Information shown:
(begin)
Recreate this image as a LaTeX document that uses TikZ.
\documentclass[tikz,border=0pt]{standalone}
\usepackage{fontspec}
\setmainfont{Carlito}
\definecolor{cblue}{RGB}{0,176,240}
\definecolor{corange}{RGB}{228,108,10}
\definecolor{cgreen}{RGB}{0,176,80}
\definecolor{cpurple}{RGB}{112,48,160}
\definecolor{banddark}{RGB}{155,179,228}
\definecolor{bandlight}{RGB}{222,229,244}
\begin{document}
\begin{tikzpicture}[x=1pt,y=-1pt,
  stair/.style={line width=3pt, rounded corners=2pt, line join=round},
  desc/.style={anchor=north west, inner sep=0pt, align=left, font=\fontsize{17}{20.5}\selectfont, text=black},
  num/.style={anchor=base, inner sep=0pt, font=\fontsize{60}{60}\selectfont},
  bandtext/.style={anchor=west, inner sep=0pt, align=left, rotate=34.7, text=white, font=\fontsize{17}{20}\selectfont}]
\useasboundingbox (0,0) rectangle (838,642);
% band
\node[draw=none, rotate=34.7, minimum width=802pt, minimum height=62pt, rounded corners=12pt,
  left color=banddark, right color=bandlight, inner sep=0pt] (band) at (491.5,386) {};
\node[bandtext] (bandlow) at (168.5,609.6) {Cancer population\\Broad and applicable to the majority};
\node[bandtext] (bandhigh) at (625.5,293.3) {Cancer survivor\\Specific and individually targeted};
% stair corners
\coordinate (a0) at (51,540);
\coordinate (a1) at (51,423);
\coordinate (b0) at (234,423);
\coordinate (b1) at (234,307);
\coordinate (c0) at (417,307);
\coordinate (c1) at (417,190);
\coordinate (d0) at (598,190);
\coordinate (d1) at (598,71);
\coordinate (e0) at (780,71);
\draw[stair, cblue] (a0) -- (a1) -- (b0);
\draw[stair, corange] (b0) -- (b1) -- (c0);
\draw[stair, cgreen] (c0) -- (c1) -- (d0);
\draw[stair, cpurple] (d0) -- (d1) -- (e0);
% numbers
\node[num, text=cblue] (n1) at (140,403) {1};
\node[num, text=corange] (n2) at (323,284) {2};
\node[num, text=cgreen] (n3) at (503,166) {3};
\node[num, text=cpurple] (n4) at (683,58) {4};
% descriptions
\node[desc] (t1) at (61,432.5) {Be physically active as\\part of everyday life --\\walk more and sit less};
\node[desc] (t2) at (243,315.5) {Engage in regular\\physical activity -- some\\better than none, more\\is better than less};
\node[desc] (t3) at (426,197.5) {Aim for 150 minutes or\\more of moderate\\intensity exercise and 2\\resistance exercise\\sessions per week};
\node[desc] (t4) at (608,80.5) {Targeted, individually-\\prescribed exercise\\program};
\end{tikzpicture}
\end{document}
(end)
Requirement:
Extract each line of the listing above, copying it word for word.

The answer:
Recreate this image as a LaTeX document that uses TikZ.
\documentclass[tikz,border=0pt]{standalone}
\usepackage{fontspec}
\setmainfont{Carlito}
\definecolor{cblue}{RGB}{0,176,240}
\definecolor{corange}{RGB}{228,108,10}
\definecolor{cgreen}{RGB}{0,176,80}
\definecolor{cpurple}{RGB}{112,48,160}
\definecolor{banddark}{RGB}{155,179,228}
\definecolor{bandlight}{RGB}{222,229,244}
\begin{document}
\begin{tikzpicture}[x=1pt,y=-1pt,
  stair/.style={line width=3pt, rounded corners=2pt, line join=round},
  desc/.style={anchor=north west, inner sep=0pt, align=left, font=\fontsize{17}{20.5}\selectfont, text=black},
  num/.style={anchor=base, inner sep=0pt, font=\fontsize{60}{60}\selectfont},
  bandtext/.style={anchor=west, inner sep=0pt, align=left, rotate=34.7, text=white, font=\fontsize{17}{20}\selectfont}]
\useasboundingbox (0,0) rectangle (838,642);
% band
\node[draw=none, rotate=34.7, minimum width=802pt, minimum height=62pt, rounded corners=12pt,
  left color=banddark, right color=bandlight, inner sep=0pt] (band) at (491.5,386) {};
\node[bandtext] (bandlow) at (168.5,609.6) {Cancer population\\Broad and applicable to the majority};
\node[bandtext] (bandhigh) at (625.5,293.3) {Cancer survivor\\Specific and individually targeted};
% stair corners
\coordinate (a0) at (51,540);
\coordinate (a1) at (51,423);
\coordinate (b0) at (234,423);
\coordinate (b1) at (234,307);
\coordinate (c0) at (417,307);
\coordinate (c1) at (417,190);
\coordinate (d0) at (598,190);
\coordinate (d1) at (598,71);
\coordinate (e0) at (780,71);
\draw[stair, cblue] (a0) -- (a1) -- (b0);
\draw[stair, corange] (b0) -- (b1) -- (c0);
\draw[stair, cgreen] (c0) -- (c1) -- (d0);
\draw[stair, cpurple] (d0) -- (d1) -- (e0);
% numbers
\node[num, text=cblue] (n1) at (140,403) {1};
\node[num, text=corange] (n2) at (323,284) {2};
\node[num, text=cgreen] (n3) at (503,166) {3};
\node[num, text=cpurple] (n4) at (683,58) {4};
% descriptions
\node[desc] (t1) at (61,432.5) {Be physically active as\\part of everyday life --\\walk more and sit less};
\node[desc] (t2) at (243,315.5) {Engage in regular\\physical activity -- some\\better than none, more\\is better than less};
\node[desc] (t3) at (426,197.5) {Aim for 150 minutes or\\more of moderate\\intensity exercise and 2\\resistance exercise\\sessions per week};
\node[desc] (t4) at (608,80.5) {Targeted, individually-\\prescribed exercise\\program};
\end{tikzpicture}
\end{document}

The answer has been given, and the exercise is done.